Yoga permeates all the religious and mystical philosophies of India. Although it has mutated from its original form, its essential theme and objective as enshrined in the teaching of Patañjali have remained intact: the union of individual consciousness with the Divine.

Helena P. BLAVATSKY offers an interesting definition of yoga in the first issue of the magazine The Theosophist where she writes, “The whole object of the Hindu yoga is to bring into activity his interior power, to make himself ruler over physical self and over everything else besides. That the developed yogi can influence, sometimes control, the operations of vegetable and animal life, proves that the soul within his body has an intimate relationship with the soul of all other things” (pp. 29-30). This is a deceptively simple statement which conceals a profound philosophy, namely, the essential unity of all things at a certain subtle level.

It is necessary to bear in mind that Blavatsky wrote at a time when knowledge of the various yogas was negligible in the West and that there was very little literature available in English. When asked, “Is the practice of concentration beneficent?” Blavatsky replied, “Genuine concentration and meditation, conscious and cautious, upon one’s lower self in the light of the inner divine man and the Pāramitās (highest ideals of spiritual perfection) is an excellent thing. But to ‘sit for yoga,’ with only a superficial and often distorted knowledge of the real practice, is almost invariably fatal; for ten to one the student will either develop mediumistic powers in himself or lose time and get disgusted with both practice and theory” (CW XII:603-04). It is obvious from the context that Blavatsky did not mean that the word “fatal” should be taken literally.

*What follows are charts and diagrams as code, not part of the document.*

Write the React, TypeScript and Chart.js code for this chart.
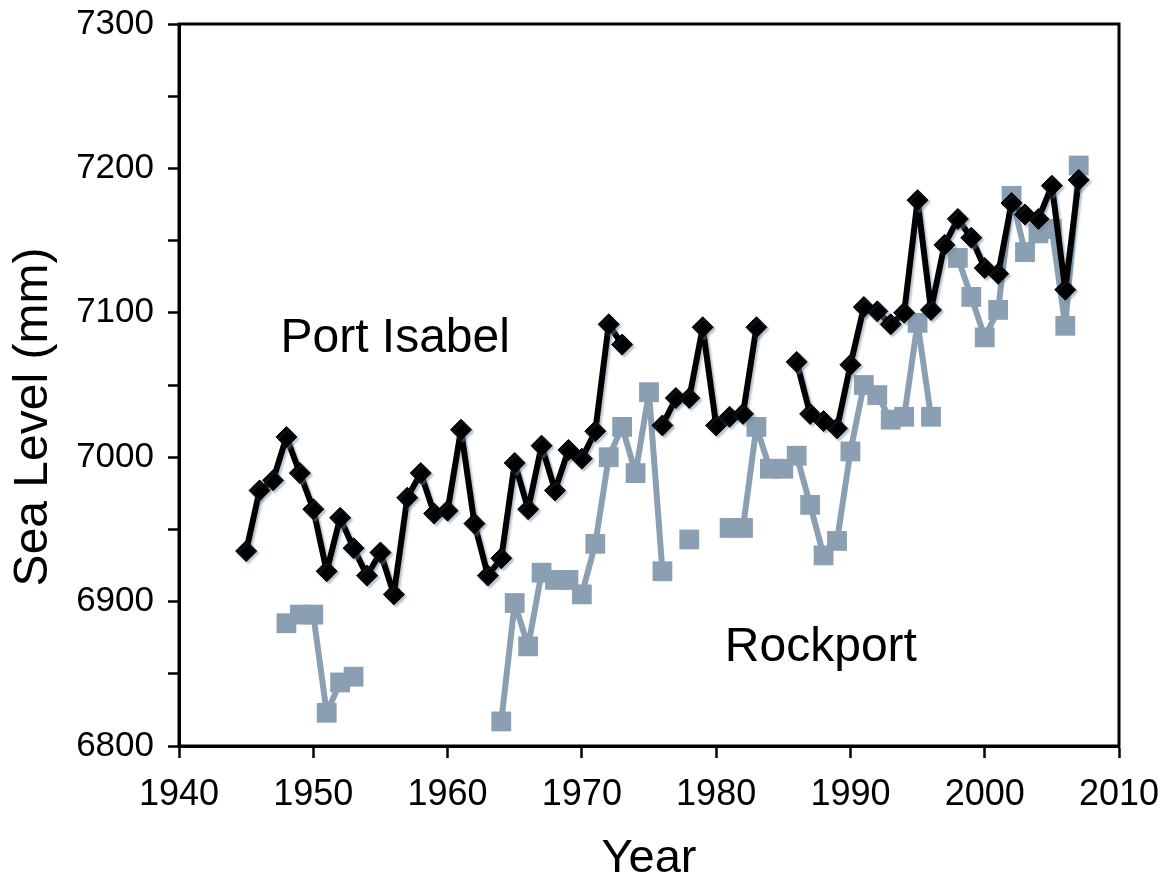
import React, { useEffect, useRef } from 'react';
import { Chart, registerables } from 'chart.js';

Chart.register(...registerables);

const years = [
  1945, 1946, 1947, 1948, 1949, 1950, 1951, 1952, 1953, 1954,
  1955, 1956, 1957, 1958, 1959, 1960, 1961, 1962, 1963, 1964,
  1965, 1966, 1967, 1968, 1969, 1970, 1971, 1972, 1973, 1974,
  1975, 1976, 1977, 1978, 1979, 1980, 1981, 1982, 1983, 1984,
  1985, 1986, 1987, 1988, 1989, 1990, 1991, 1992, 1993, 1994,
  1995, 1996, 1997, 1998, 1999, 2000, 2001, 2002, 2003, 2004,
  2005, 2006, 2007,
];

const portIsabel: (number | null)[] = [
  6935, 6977, 6984, 7014, 6989, 6964, 6921, 6958, 6937, 6918,
  6934, 6905, 6972, 6989, 6961, 6963, 7019, 6954, 6918, 6930,
  6996, 6964, 7008, 6977, 7005, 6999, 7018, 7092, 7078, null,
  null, 7022, 7041, 7041, 7090, 7022, 7028, 7030, 7090, null,
  null, 7066, 7030, 7025, 7020, 7064, 7104, 7101, 7092, 7100,
  7178, 7102, 7147, 7165, 7152, 7131, 7127, 7176, 7168, 7165,
  7188, 7116, 7192,
];

const rockport: (number | null)[] = [
  null, null, null, 6885, 6891, 6891, 6823, 6844, 6848, null,
  null, null, null, null, null, null, null, null, null, 6817,
  6899, 6869, 6920, 6915, 6915, 6905, 6940, 7000, 7021, 6989,
  7045, 6921, null, 6943, null, null, 6951, 6951, 7021, 6992,
  6992, 7001, 6967, 6932, 6942, 7004, 7050, 7043, 7026, 7028,
  7093, 7028, null, 7138, 7111, 7083, 7102, 7181, 7142, 7155,
  7158, 7091, 7202,
];

const xTicks = { min: 1940, max: 2010, step: 10 };
const yTicks = { min: 6800, max: 7300, step: 50, labelEvery: 100 };

const seriesNames = ['Port Isabel', 'Rockport'];
const labelAnchors = [
  { text: 'Port Isabel', year: 1956.1, level: 7082 },
  { text: 'Rockport', year: 1987.8, level: 6868 },
];

const FONT = '"Liberation Sans", Arial, Helvetica, sans-serif';
const GREY = '#8a9fb1';

const toPoints = (vals: (number | null)[]) =>
  years.map((yr, i) => ({ x: yr, y: vals[i] }));

const decorPlugin = {
  id: 'decor',
  beforeDatasetDraw(chart: any, args: any) {
    const ctx = chart.ctx;
    ctx.save();
    if (args.index === 0) {
      ctx.shadowColor = 'rgba(110,135,160,0.5)';
      ctx.shadowOffsetX = 2;
      ctx.shadowOffsetY = 2;
      ctx.shadowBlur = 2;
    }
  },
  afterDatasetDraw(chart: any) {
    chart.ctx.restore();
  },
  afterDraw(chart: any) {
    const { ctx, chartArea } = chart;
    const { left, top, right, bottom } = chartArea;
    const xs = chart.scales.x;
    const ys = chart.scales.y;
    ctx.save();
    ctx.strokeStyle = '#000';
    ctx.lineWidth = 3;
    ctx.strokeRect(left, top, right - left, bottom - top);

    ctx.fillStyle = '#000';
    ctx.textAlign = 'center';
    ctx.textBaseline = 'middle';
    ctx.font = `48px ${FONT}`;
    labelAnchors.forEach((a) => {
      ctx.fillText(a.text, xs.getPixelForValue(a.year), ys.getPixelForValue(a.level));
    });

    ctx.font = `48px ${FONT}`;
    ctx.translate(34, (top + bottom) / 2 + 32);
    ctx.rotate(-Math.PI / 2);
    ctx.fillText('Sea Level (mm)', 0, 0);
    ctx.restore();
  },
};

export default function App() {
  const ref = useRef<HTMLCanvasElement | null>(null);

  useEffect(() => {
    if (!ref.current) return;
    const chart = new Chart(ref.current, {
      type: 'line',
      data: {
        datasets: [
          {
            label: seriesNames[0],
            data: toPoints(portIsabel),
            borderColor: '#000',
            backgroundColor: '#000',
            borderWidth: 6,
            borderJoinStyle: 'round',
            pointStyle: 'rectRot',
            pointRadius: 10.5,
            pointBackgroundColor: '#000',
            pointBorderColor: '#000',
            pointBorderWidth: 1,
            tension: 0,
            spanGaps: false,
          },
          {
            label: seriesNames[1],
            data: toPoints(rockport),
            borderColor: GREY,
            backgroundColor: GREY,
            borderWidth: 6,
            borderJoinStyle: 'round',
            pointStyle: 'rect',
            pointRadius: 14,
            pointBackgroundColor: GREY,
            pointBorderColor: GREY,
            pointBorderWidth: 0,
            tension: 0,
            spanGaps: false,
          },
        ],
      },
      options: {
        animation: false,
        responsive: false,
        maintainAspectRatio: false,
        layout: { padding: { left: 0, top: 24, right: 48, bottom: 0 } },
        plugins: {
          legend: { display: false },
          tooltip: { enabled: false },
          title: { display: false },
        },
        scales: {
          x: {
            type: 'linear',
            min: xTicks.min,
            max: xTicks.max,
            afterFit: (s: any) => {
              s.height = 138;
              s.paddingLeft = 0;
              s.paddingRight = 0;
            },
            ticks: {
              stepSize: xTicks.step,
              autoSkip: false,
              maxRotation: 0,
              color: '#000',
              font: { family: FONT, size: 36 },
              padding: 15,
              callback: (v: any) => String(v),
            },
            grid: {
              drawOnChartArea: false,
              drawTicks: true,
              tickLength: 12,
              tickColor: '#000',
              tickWidth: 2.5,
              color: '#000',
            },
            border: { display: true, color: '#000', width: 3 },
            title: {
              display: true,
              text: 'Year',
              color: '#000',
              font: { family: FONT, size: 47, lineHeight: 1 },
              padding: { top: 0, bottom: 1 },
            },
          },
          y: {
            type: 'linear',
            min: yTicks.min,
            max: yTicks.max,
            afterFit: (s: any) => {
              s.width = 179;
              s.paddingTop = 0;
              s.paddingBottom = 0;
            },
            ticks: {
              stepSize: yTicks.step,
              autoSkip: false,
              color: '#000',
              font: { family: FONT, size: 35 },
              padding: 14,
              callback: (v: any) => (Number(v) % yTicks.labelEvery === 0 ? String(v) : ''),
            },
            grid: {
              drawOnChartArea: false,
              drawTicks: true,
              tickLength: 11,
              tickColor: '#000',
              tickWidth: 2.5,
              color: '#000',
            },
            border: { display: true, color: '#000', width: 3 },
          },
        },
      },
      plugins: [decorPlugin],
    } as any);
    return () => chart.destroy();
  }, []);

  return (
    <div style={{ position: 'absolute', left: 0, top: 0, width: 1167, height: 884, background: '#fff' }}>
      <canvas ref={ref} width={1167} height={884} style={{ width: 1167, height: 884, display: 'block' }} />
    </div>
  );
}
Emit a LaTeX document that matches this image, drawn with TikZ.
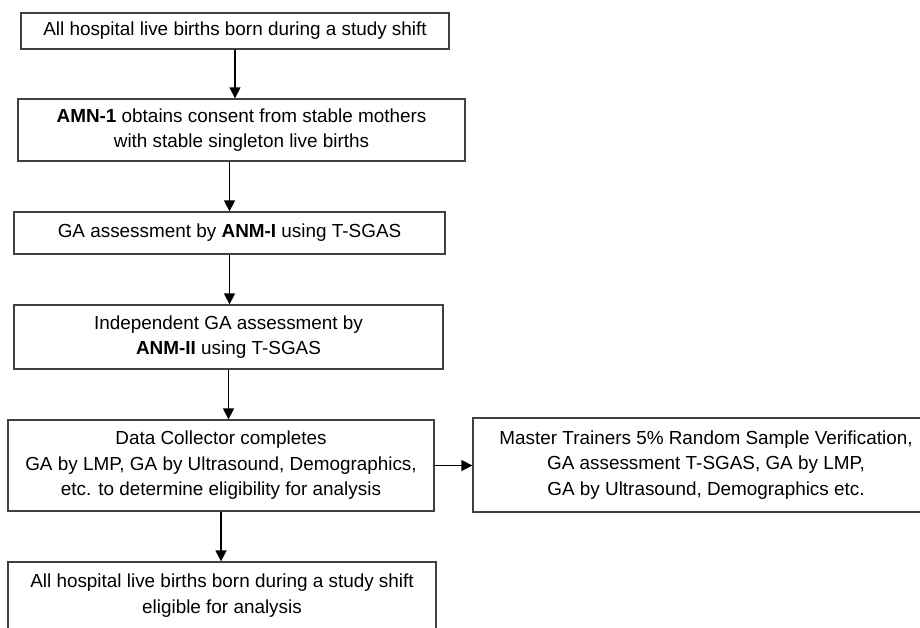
\documentclass[tikz,border=0pt]{standalone}
\usepackage{fontspec}
\setmainfont{Liberation Sans}
\usetikzlibrary{arrows.meta}
\begin{document}
\begin{tikzpicture}[x=1pt,y=-1pt,
  flowbox/.style={draw=black!75,line width=1.3pt,align=center,inner sep=0pt,
    font=\fontsize{18.9}{25.5}\selectfont},
  flowarrow/.style={draw=black,line width=1.5pt,-{Triangle[width=11pt,length=11pt]}}]
\useasboundingbox (0,0) rectangle (920,628);
\clip (0,0) rectangle (920,628);
\node[flowbox,minimum width=428pt,minimum height=36pt] (births) at (235,31) {All hospital live births born during a study shift};
\node[flowbox,minimum width=447pt,minimum height=62pt] (consent) at (241.5,130) {\textbf{AMN-1} obtains consent from stable mothers\\with stable singleton live births};
\node[flowbox,minimum width=431pt,minimum height=42pt] (anmone) at (229.5,233) {GA assessment by \textbf{ANM-I} using T-SGAS};
\node[flowbox,minimum width=429pt,minimum height=64pt] (anmtwo) at (228.5,337) {Independent GA assessment by\\\textbf{ANM-II} using T-SGAS};
\node[flowbox,minimum width=426pt,minimum height=91pt] (collector) at (221,465.5) {Data Collector completes\\GA by LMP, GA by Ultrasound, Demographics,\\etc. to determine eligibility for analysis};
\node[flowbox,minimum width=466pt,minimum height=94pt] (master) at (706,465) {Master Trainers 5\% Random Sample Verification,\\GA assessment T-SGAS, GA by LMP,\\GA by Ultrasound, Demographics etc.};
\node[flowbox,minimum width=428pt,minimum height=67pt] (eligible) at (222,595.5) {All hospital live births born during a study shift\\eligible for analysis};
% arrows
\draw[flowarrow] (births.south) -- (births.south |- consent.north);
\draw[flowarrow] (anmone.north |- consent.south) -- (anmone.north);
\draw[flowarrow] (anmone.south) -- (anmone.south |- anmtwo.north);
\draw[flowarrow] (anmtwo.south) -- (anmtwo.south |- collector.north);
\draw[flowarrow] (collector.east) -- (collector.east -| master.west);
\draw[flowarrow] (collector.south) -- (collector.south |- eligible.north);
\end{tikzpicture}
\end{document}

In her The Secret Doctrine, Blavatsky writes, “The Haṭha so called was and still is discountenanced by the Arhats. It is injurious to the health and alone can never develop into RĀJA YOGA” (I:95). Since she wrote this in 1888, there has been a very great increase in the practice of Ha˜ha Yoga in the West, with many organizations training Ha˜ha Yoga teachers to a high standard of proficiency. The beneficial results achieved have been demonstrated beyond question and many medical practitioners suggest that patients “take up yoga.” Many branches of the Theosophical Society (TS) now offer regular classes in Haṭha Yoga.

Blavatsky frequently mentions Rāja Yoga in approving terms, but does not, in her writings, go into detail regarding the teachings of Patañjali, possibly because she held to the view that a superficial treatment of the subject is undesirable and even harmful. In her Practical Occultism (TPH, Adyar, 1959 ed., pp. 8-9), she writes of, “. . . the enormous, almost limitless, responsibility assumed by the teacher for the sake of the pupil . . . from the moment they begin really to teach, from the instant they confer any power — whether psychic, mental or physical — on their pupils, they take upon themselves all the sins of that pupil, in connection with the Occult Sciences, whether of omission or commission, until the moment when initiation makes the pupil a Master and responsible in his turn” (pp. 8-9).